▶ [Given task]
Review the lines that follow and copy each one that contains the word "code".

▶ [Entries supplied]
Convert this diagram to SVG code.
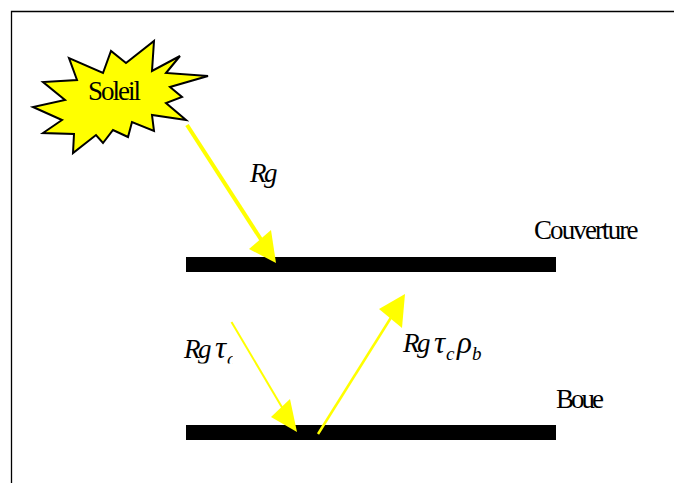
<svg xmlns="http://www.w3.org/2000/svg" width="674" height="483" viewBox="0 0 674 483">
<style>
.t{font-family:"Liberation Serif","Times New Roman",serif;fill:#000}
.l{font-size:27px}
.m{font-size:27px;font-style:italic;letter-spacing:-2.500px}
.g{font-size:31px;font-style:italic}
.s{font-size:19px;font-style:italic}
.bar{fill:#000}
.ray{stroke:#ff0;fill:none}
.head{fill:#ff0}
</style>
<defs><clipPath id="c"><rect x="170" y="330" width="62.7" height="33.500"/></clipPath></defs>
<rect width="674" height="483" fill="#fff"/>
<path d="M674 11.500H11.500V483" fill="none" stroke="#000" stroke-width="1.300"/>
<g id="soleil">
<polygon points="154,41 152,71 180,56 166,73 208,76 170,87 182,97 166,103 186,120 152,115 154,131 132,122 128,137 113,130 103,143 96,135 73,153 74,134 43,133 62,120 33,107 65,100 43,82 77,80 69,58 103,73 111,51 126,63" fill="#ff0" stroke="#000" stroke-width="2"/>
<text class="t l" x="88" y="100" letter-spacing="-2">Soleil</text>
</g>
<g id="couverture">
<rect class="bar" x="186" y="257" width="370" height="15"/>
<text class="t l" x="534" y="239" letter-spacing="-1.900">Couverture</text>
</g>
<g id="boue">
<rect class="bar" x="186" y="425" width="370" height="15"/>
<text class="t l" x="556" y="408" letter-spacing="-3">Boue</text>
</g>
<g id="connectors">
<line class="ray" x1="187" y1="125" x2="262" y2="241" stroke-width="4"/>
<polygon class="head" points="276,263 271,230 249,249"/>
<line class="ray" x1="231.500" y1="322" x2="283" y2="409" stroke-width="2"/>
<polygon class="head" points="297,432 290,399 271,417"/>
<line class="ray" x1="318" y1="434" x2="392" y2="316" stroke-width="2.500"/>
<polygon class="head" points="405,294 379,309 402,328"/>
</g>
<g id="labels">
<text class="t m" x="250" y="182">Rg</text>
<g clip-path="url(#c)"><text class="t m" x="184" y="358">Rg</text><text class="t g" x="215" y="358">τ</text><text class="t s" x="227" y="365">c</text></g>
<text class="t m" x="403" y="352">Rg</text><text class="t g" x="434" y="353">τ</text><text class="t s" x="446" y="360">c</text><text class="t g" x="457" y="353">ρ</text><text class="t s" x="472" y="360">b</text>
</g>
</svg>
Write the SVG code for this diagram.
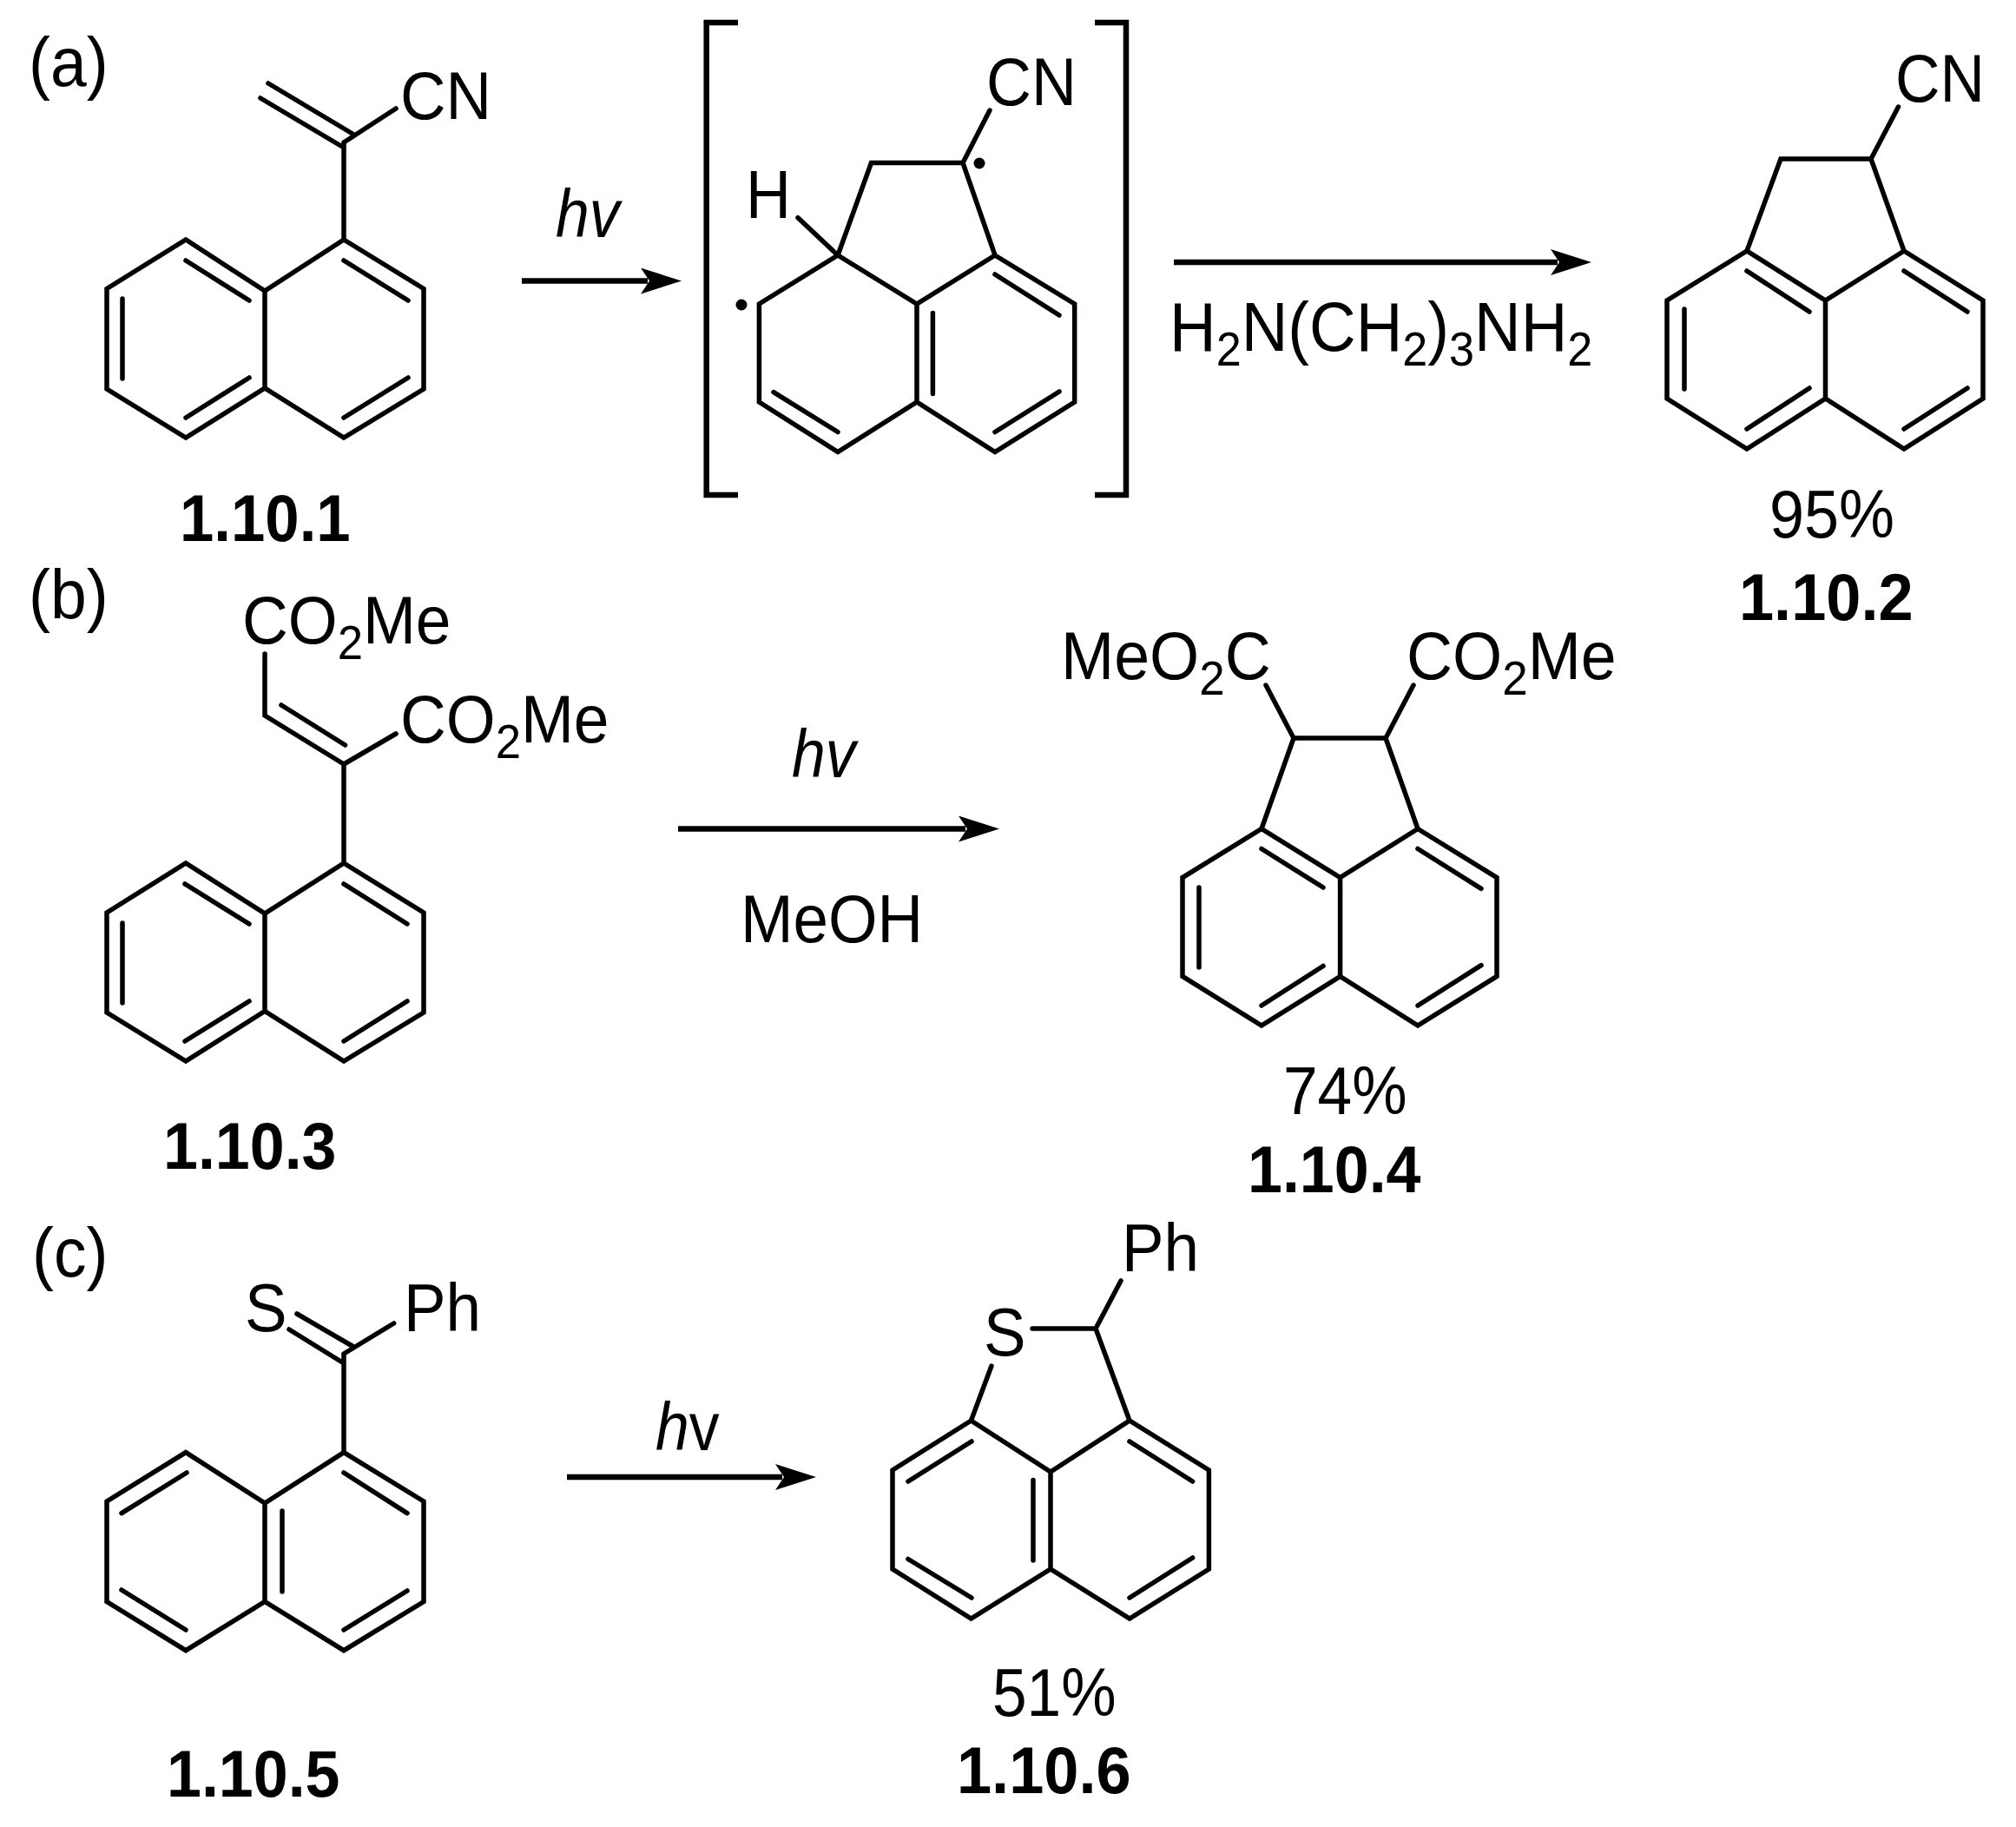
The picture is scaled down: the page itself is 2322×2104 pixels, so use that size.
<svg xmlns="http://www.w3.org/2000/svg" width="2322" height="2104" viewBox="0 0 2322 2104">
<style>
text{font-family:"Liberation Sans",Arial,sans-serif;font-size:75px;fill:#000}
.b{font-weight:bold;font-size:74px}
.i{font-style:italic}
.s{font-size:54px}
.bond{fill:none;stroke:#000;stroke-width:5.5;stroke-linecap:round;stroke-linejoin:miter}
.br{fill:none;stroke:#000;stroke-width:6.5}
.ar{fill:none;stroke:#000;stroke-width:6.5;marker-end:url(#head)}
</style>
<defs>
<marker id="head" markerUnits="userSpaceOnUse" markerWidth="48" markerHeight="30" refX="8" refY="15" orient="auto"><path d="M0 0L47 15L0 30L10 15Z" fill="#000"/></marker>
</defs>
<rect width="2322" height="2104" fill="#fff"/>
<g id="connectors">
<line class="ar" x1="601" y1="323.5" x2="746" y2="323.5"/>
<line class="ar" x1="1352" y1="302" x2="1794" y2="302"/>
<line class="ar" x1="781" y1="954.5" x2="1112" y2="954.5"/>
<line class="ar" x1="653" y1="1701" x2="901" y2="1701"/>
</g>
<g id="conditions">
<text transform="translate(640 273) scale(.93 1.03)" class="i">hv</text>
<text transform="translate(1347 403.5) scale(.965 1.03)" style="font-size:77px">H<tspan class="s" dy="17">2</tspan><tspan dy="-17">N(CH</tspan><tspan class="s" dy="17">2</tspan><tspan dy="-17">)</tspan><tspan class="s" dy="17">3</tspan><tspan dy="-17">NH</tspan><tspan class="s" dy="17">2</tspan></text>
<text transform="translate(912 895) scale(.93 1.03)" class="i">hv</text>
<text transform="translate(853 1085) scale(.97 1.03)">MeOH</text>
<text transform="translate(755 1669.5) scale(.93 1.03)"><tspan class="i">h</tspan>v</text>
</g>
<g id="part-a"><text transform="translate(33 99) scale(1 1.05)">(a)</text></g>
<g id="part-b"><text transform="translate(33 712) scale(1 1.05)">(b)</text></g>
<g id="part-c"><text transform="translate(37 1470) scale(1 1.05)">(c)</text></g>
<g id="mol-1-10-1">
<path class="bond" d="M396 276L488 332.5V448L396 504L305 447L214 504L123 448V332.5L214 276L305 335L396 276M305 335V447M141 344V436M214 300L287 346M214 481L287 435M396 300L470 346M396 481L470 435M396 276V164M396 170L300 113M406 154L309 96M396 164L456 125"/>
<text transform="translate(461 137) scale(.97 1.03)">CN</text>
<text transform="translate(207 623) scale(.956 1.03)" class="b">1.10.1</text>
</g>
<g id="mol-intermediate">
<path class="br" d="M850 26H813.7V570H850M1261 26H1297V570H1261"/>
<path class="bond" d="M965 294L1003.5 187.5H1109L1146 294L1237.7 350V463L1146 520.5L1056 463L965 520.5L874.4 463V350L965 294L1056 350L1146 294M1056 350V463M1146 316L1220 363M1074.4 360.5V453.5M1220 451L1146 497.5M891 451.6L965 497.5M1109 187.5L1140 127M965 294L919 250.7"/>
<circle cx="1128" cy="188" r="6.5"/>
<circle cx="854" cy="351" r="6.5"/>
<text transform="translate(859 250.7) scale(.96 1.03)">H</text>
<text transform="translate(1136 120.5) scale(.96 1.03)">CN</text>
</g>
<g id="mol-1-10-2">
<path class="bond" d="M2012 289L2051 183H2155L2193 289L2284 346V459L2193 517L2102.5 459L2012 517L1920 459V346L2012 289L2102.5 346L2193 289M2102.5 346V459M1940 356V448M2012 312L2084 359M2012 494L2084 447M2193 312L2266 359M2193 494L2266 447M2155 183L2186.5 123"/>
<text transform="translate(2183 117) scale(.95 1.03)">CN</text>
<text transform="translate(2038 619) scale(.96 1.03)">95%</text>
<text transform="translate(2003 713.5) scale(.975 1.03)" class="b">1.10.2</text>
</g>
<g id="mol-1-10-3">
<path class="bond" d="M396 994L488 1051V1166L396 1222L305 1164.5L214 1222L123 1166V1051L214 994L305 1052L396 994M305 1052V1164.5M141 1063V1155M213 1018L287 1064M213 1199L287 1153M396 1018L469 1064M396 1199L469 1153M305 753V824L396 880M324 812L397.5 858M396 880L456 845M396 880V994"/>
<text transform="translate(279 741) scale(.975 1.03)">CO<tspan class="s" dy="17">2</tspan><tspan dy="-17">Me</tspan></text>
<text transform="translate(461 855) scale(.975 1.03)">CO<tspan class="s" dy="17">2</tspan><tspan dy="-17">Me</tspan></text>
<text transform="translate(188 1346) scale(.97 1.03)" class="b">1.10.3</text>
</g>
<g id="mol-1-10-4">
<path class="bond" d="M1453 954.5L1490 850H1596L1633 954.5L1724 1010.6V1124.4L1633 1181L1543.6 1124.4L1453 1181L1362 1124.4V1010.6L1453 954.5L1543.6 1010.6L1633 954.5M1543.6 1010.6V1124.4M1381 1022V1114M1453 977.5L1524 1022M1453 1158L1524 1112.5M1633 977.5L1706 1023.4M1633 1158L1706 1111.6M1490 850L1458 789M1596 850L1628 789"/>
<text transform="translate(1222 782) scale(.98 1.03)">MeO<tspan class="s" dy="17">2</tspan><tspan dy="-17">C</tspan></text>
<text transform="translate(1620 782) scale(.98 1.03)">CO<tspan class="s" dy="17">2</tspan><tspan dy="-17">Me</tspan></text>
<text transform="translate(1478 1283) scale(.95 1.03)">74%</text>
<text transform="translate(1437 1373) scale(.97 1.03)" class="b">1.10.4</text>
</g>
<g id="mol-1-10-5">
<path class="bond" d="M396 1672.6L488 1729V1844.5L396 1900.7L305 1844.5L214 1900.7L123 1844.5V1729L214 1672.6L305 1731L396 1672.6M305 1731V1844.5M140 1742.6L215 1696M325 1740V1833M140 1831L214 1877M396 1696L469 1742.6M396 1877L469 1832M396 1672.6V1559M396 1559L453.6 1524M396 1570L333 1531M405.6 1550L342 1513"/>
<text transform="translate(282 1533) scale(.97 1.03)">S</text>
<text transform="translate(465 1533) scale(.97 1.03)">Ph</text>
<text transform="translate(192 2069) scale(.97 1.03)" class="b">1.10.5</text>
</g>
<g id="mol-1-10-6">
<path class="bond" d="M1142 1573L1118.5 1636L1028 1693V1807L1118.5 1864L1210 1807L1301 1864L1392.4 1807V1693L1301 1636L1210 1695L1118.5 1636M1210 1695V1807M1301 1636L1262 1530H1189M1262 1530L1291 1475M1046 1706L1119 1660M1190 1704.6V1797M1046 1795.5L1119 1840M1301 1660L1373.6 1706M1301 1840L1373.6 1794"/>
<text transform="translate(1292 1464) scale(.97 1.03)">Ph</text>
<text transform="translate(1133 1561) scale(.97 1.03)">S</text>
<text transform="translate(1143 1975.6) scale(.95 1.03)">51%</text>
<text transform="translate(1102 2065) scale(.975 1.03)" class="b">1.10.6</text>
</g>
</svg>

▶ [Result for this exercise]
Convert this diagram to SVG code.
Write the SVG code for this diagram.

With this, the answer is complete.